Just from my personal experience...


----------



## Laowei (Nov 29, 2009)

ryanwalter said:


> I dont know how to post in dubizzle


And you drive a car??????:scared::scared:

dont put for quick sale in the ad or you will be inundated with callers offering you half of what you want with line such as " my dear you wont get xxxx for your guy believe me, i have cash now i come we can do deal"


----------



## rsinner (Feb 3, 2009)

The other option is to sell it directly to people like 4x4 motors. You will lose maybe 5-10K but at least this would be quick.


----------



## mazki (Jun 11, 2012)

Hi , what is your car , model , year and km?, I am looking for one 
Thanks


----------



## ccr (Jun 20, 2010)

rsinner said:


> The other option is to sell it directly to people like 4x4 motors. You will lose maybe 5-10K but at least this would be quick.

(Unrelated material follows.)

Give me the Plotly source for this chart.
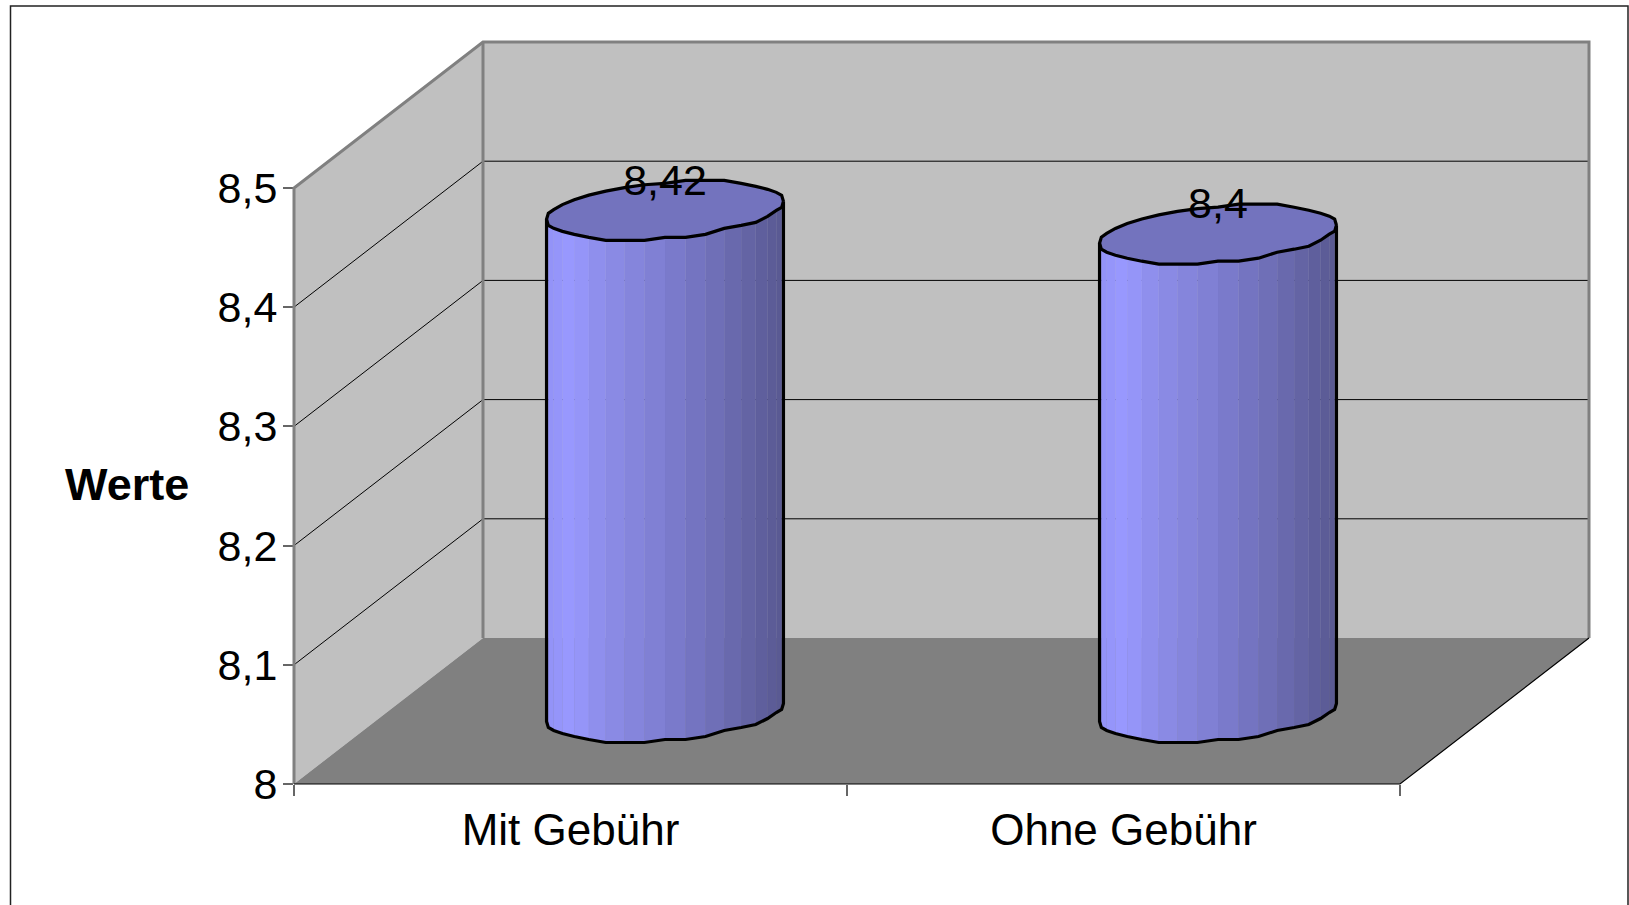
import math
import plotly.graph_objects as go

categories = ["Mit Gebühr", "Ohne Gebühr"]
values = [8.42, 8.4]
value_labels = ["8,42", "8,4"]
tick_values = [8, 8.1, 8.2, 8.3, 8.4, 8.5]
axis_title = "Werte"

W, H = 1629, 905
FONT = "Liberation Sans"
FS = 43
# front plane on the canvas (px)
PX_L, PX_R, PY_B, PY_T = 294.0, 1400.0, 784.0, 188.0
PX_CAT = (PX_R - PX_L) / len(categories)
PX_VAL = (PY_B - PY_T) / (tick_values[-1] - tick_values[0])
# oblique projection of the depth axis (px)
DEPTH_X, DEPTH_Y = 189.0, 146.0
# cylinder radii (px) in the projected plane
RA, RB, RC = 112.3, 37.7, 29.15
BASE_DROP = 1.5
WALL, FLOOR, EDGE = "#C0C0C0", "#808080", "#808080"
TOP_FILL = "#7373BE"
SHADE = [(0.0, (146, 146, 246)), (0.1, (153, 153, 255)), (0.25, (140, 140, 232)),
         (0.5, (125, 125, 208)), (0.75, (108, 108, 178)), (1.0, (88, 88, 144))]

V0 = tick_values[0]
VT = tick_values[-1]
X0 = -0.5


def proj(x, v, d=0.0):
    """category position, value and depth fraction -> overlay axis coords"""
    return x + d * DEPTH_X / PX_CAT, v + d * DEPTH_Y / PX_VAL


fig = go.Figure()


def poly(points, fill=None, color=None, width=0):
    xs = [p[0] for p in points]
    ys = [p[1] for p in points]
    kw = dict(x=xs, y=ys, xaxis="x2", yaxis="y2", mode="lines", hoverinfo="skip", showlegend=False)
    if fill:
        kw["fill"] = "toself"
        kw["fillcolor"] = fill
        kw["line"] = dict(color=color or fill, width=width)
    else:
        kw["line"] = dict(color=color, width=width, simplify=False)
    fig.add_trace(go.Scatter(**kw))


XL, XR = X0, X0 + len(categories)
# left wall, back wall, floor
poly([proj(XL, V0), proj(XL, VT), proj(XL, VT, 1), proj(XL, V0, 1)], fill=WALL)
poly([proj(XL, V0, 1), proj(XL, VT, 1), proj(XR, VT, 1), proj(XR, V0, 1)], fill=WALL)
poly([proj(XL, V0), proj(XL, V0, 1), proj(XR, V0, 1), proj(XR, V0)], fill=FLOOR)
# gridlines
for v in tick_values[1:-1]:
    poly([proj(XL, v), proj(XL, v, 1), proj(XR, v, 1)], color="#000000", width=1)
# wall edges
poly([proj(XL, V0), proj(XL, VT), proj(XL, VT, 1), proj(XR, VT, 1), proj(XR, V0, 1)], color=EDGE, width=3)
poly([proj(XL, V0, 1), proj(XL, VT, 1)], color=EDGE, width=3)
# floor edges
poly([proj(XL, V0), proj(XR, V0), proj(XR, V0, 1)], color="#000000", width=1.2)


def shade(f):
    for (a, ca), (b, cb) in zip(SHADE, SHADE[1:]):
        if f <= b:
            k = (f - a) / (b - a)
            c = [round(p + (q - p) * k) for p, q in zip(ca, cb)]
            return "rgb({},{},{})".format(*c)
    return "rgb({},{},{})".format(*SHADE[-1][1])


def ring(cat, v, angles):
    pts = []
    for t in angles:
        dx = RA * math.cos(t) + RB * math.sin(t)
        dy = RC * math.sin(t)
        if dy < 0 or dx > 0:
            dy = round(dy / 3.0) * 3.0
        cx, cy = proj(cat, v, 0.5)
        pts.append((cx + dx / PX_CAT, cy + dy / PX_VAL))
    return pts


T0 = math.atan2(RB, RA)
N = 36
for i, v in enumerate(values):
    base = V0 - BASE_DROP / PX_VAL
    front = [T0 - k * 2 * math.pi / N for k in range(N // 2 + 1)]
    lo = ring(i, base, front)
    hi = ring(i, v, front)
    xmax = lo[0][0]
    xmin = lo[-1][0]
    for k in range(len(front) - 1):
        f = ((lo[k][0] + lo[k + 1][0]) / 2 - xmin) / (xmax - xmin)
        poly([lo[k], lo[k + 1], hi[k + 1], hi[k]], fill=shade(f), width=0.5)
    allang = [T0 + k * 2 * math.pi / N for k in range(N + 1)]
    top = ring(i, v, allang)
    poly(top, fill=TOP_FILL)
    poly(top, color="#000000", width=3.2)
    poly([hi[0]] + lo + [hi[-1]], color="#000000", width=3.2)

# data labels
lab = [proj(i, v, 0.5) for i, v in enumerate(values)]
fig.add_trace(go.Scatter(
    x=[p[0] for p in lab], y=[p[1] + 26.5 / PX_VAL for p in lab], text=value_labels,
    mode="text", textposition="middle center", xaxis="x2", yaxis="y2",
    textfont=dict(family=FONT, size=FS, color="#000000"), hoverinfo="skip", showlegend=False))

# primary axes: invisible markers so the real axes draw ticks and tick labels
fig.add_trace(go.Scatter(x=categories, y=values, mode="markers", marker=dict(opacity=0),
                         hoverinfo="skip", showlegend=False))

fig.update_layout(
    width=W, height=H, margin=dict(l=0, r=0, t=0, b=0, pad=0), autosize=False,
    paper_bgcolor="#FFFFFF", plot_bgcolor="rgba(0,0,0,0)", separators=",.",
    font=dict(family=FONT, size=FS, color="#000000"), showlegend=False,
    xaxis=dict(type="category", categoryorder="array", categoryarray=categories,
               domain=[PX_L / W, PX_R / W], range=[XL, XR], tickson="boundaries",
               ticks="outside", ticklen=11, tickwidth=1.5, tickcolor="#666666",
               showgrid=False, zeroline=False, showline=False, anchor="y",
               tickangle=0, ticklabelstandoff=16, automargin=False,
               tickfont=dict(family=FONT, size=44, color="#000000")),
    yaxis=dict(domain=[(H - PY_B) / H, (H - PY_T) / H], range=[V0, VT], tickvals=tick_values,
               ticks="outside", ticklen=10, tickwidth=1.5, tickcolor="#666666",
               showgrid=False, zeroline=False, showline=False, anchor="x",
               ticklabelstandoff=-3, automargin=False),
    xaxis2=dict(domain=[0, 1], range=[X0 - PX_L / PX_CAT, X0 + (W - PX_L) / PX_CAT],
                visible=False, anchor="y2", fixedrange=True, automargin=False),
    yaxis2=dict(domain=[0, 1], range=[V0 - (H - PY_B) / PX_VAL, V0 + PY_B / PX_VAL],
                visible=False, anchor="x2", fixedrange=True, automargin=False),
    annotations=[dict(text="<b>" + axis_title + "</b>", xref="paper", yref="paper",
                      x=127.5 / W, y=1 - 484 / H, showarrow=False, xanchor="center", yanchor="middle",
                      font=dict(family=FONT, size=45, color="#000000"))],
    shapes=[dict(type="rect", xref="paper", yref="paper", x0=10.5 / W, x1=1628 / W,
                 y0=-0.05, y1=1 - 6 / H, line=dict(color="#222222", width=1.5), layer="below")],
)
fig.write_html("out.html", post_script="document.body.style.margin='0';",
               config=dict(displayModeBar=False))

And if you have an expensive car that would lose too much value selling quick, another option that some of my friends have done is... if you have a really good friend who you trust, transfer to his name and let him sell it.

It is a hassle, but I would do it for my close friends


----------



## britishexpat (Jun 2, 2012)

HI mate, what car do you have? what year? I might be interested, depending what it is?




ryanwalter said:


> I am leaving the country soon and Will like to sell my car. Will like to know where to sell it online and how to sell it online? a


----------



## FR-One (May 19, 2012)

ryanwalter said:


> I am leaving the country soon and Will like to sell my car. Will like to know where to sell it online and how to sell it online? a


Hi,
When are you leaving and what type of car do yo drive?
M


----------



## dizzyizzy (Mar 30, 2008)

just a reminder that advertising in the forum is not allowed.


----------